Aim of the task: Extract each line holding the word "matplotlib" from the entries.

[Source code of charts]
——
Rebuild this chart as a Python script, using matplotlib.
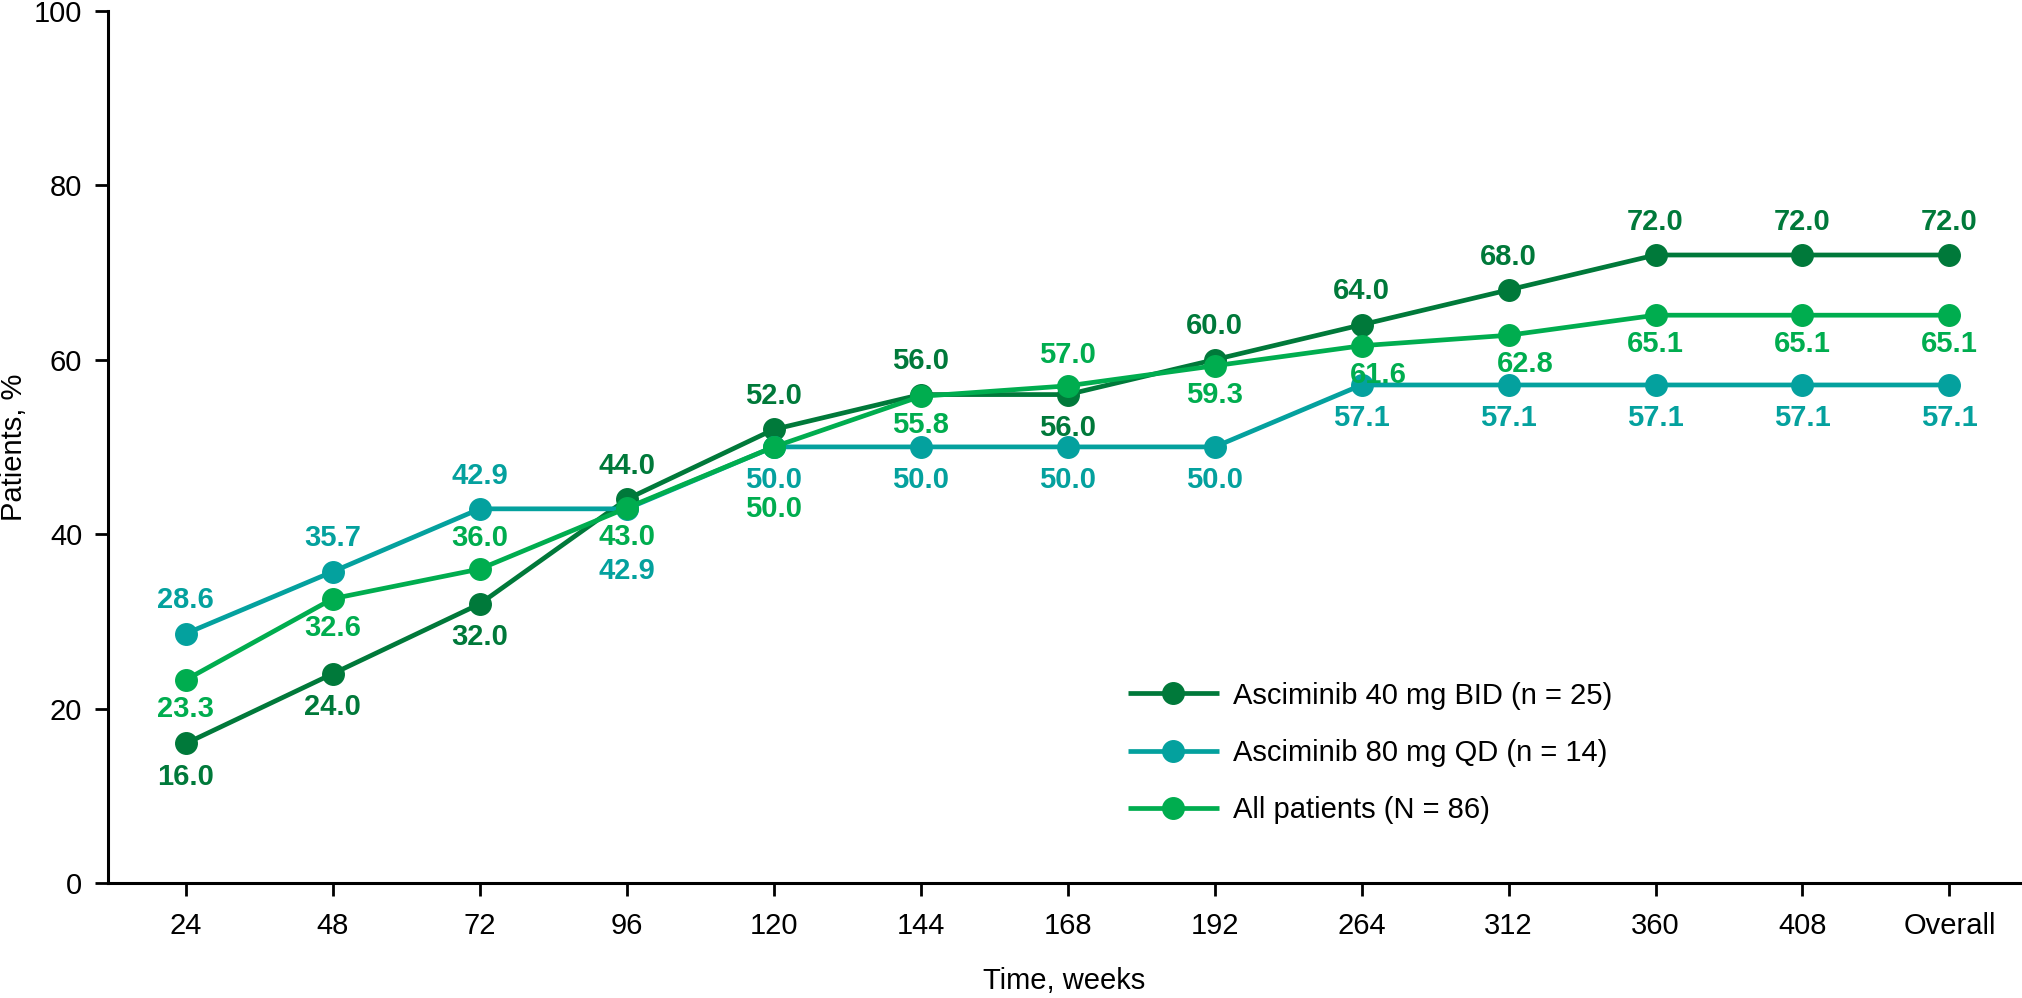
import matplotlib
matplotlib.use("Agg")
import matplotlib.pyplot as plt

categories = ["24", "48", "72", "96", "120", "144", "168", "192", "264", "312", "360", "408", "Overall"]
bid40 = [16.0, 24.0, 32.0, 44.0, 52.0, 56.0, 56.0, 60.0, 64.0, 68.0, 72.0, 72.0, 72.0]
qd80 = [28.6, 35.7, 42.9, 42.9, 50.0, 50.0, 50.0, 50.0, 57.1, 57.1, 57.1, 57.1, 57.1]
allp = [23.3, 32.6, 36.0, 43.0, 50.0, 55.8, 57.0, 59.3, 61.6, 62.8, 65.1, 65.1, 65.1]
labels = ["Asciminib 40 mg BID (n = 25)", "Asciminib 80 mg QD (n = 14)", "All patients (N = 86)"]

# label placement: +1 above, -1 below, -2 second row below
pos_bid = [-1, -1, -1, 1, 1, 1, -1, 1, 1, 1, 1, 1, 1]
pos_qd = [1, 1, 1, -2, -1, -1, -1, -1, -1, -1, -1, -1, -1]
pos_all = [-1, -1, 1, -1, -2, -1, 1, -1, -1, -1, -1, -1, -1]
# small horizontal nudges (points) for crowded labels
dx_bid = [0] * 13
dx_qd = [0] * 13
dx_all = [0, 0, 0, 0, 0, 0, 0, 0, 12, 12, 0, 0, 0]
off_dark = {1: 24, -1: -24, -2: -45}
off_teal = {1: 24, -1: -24, -2: -45}
off_light = {1: 22, -1: -21, -2: -45}

c_dark = "#00793A"
c_teal = "#04A19E"
c_light = "#00AD4F"

plt.rcParams["font.family"] = ["Liberation Sans", "DejaVu Sans"]
FS = 21

fig = plt.figure(figsize=(20.22, 9.98), dpi=100)
ax = fig.add_axes([0.0534, 0.1152, 0.9456, 0.874])

x = list(range(len(categories)))
series = [(bid40, c_dark, labels[0], pos_bid, off_dark, dx_bid),
          (qd80, c_teal, labels[1], pos_qd, off_teal, dx_qd),
          (allp, c_light, labels[2], pos_all, off_light, dx_all)]
for vals, col, lab, pos, offs, dxs in series:
    ax.plot(x, vals, color=col, lw=3.4, marker="o", markersize=15.5, label=lab,
            solid_capstyle="butt")
    for xi, v, p, dx in zip(x, vals, pos, dxs):
        ax.annotate(f"{v:.1f}", (xi, v), xytext=(dx, offs[p]), textcoords="offset points",
                    ha="center", va="center", fontsize=FS, fontweight="bold", color=col)

ax.set_xlim(-0.53, 12.48)
ax.set_ylim(0, 100)
ax.set_xticks(x)
ax.set_xticklabels(categories)
ax.set_yticks([0, 20, 40, 60, 80, 100])
ax.tick_params(axis="both", labelsize=FS, width=2, length=9.5, color="black")
ax.tick_params(axis="x", pad=11)
ax.tick_params(axis="y", pad=9)
for s in ["top", "right"]:
    ax.spines[s].set_visible(False)
for s in ["left", "bottom"]:
    ax.spines[s].set_linewidth(2.2)
ax.set_xlabel("Time, weeks", fontsize=FS, labelpad=20)
ax.set_ylabel("Patients, %", fontsize=FS)
ax.yaxis.set_label_coords(-0.042, 0.5)

leg = ax.legend(loc="upper left", bbox_to_anchor=(0.558, 0.317), bbox_transform=fig.transFigure,
                frameon=False, fontsize=FS, handlelength=3.1, handletextpad=0.5,
                labelspacing=1.0, borderpad=0, borderaxespad=0)

fig.savefig("out.png", dpi=100)
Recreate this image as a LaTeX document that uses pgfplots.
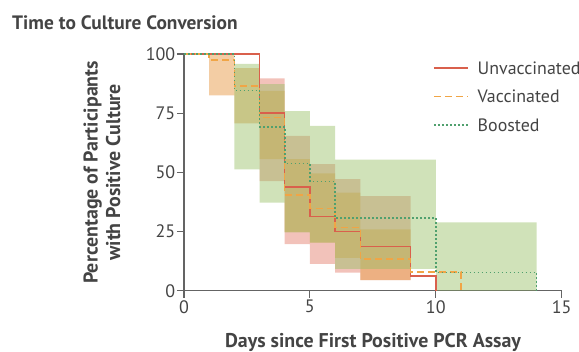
——
Answer to the exercise:
Rebuild this chart as a Python script, using matplotlib.
import matplotlib
matplotlib.use("Agg")
import matplotlib.pyplot as plt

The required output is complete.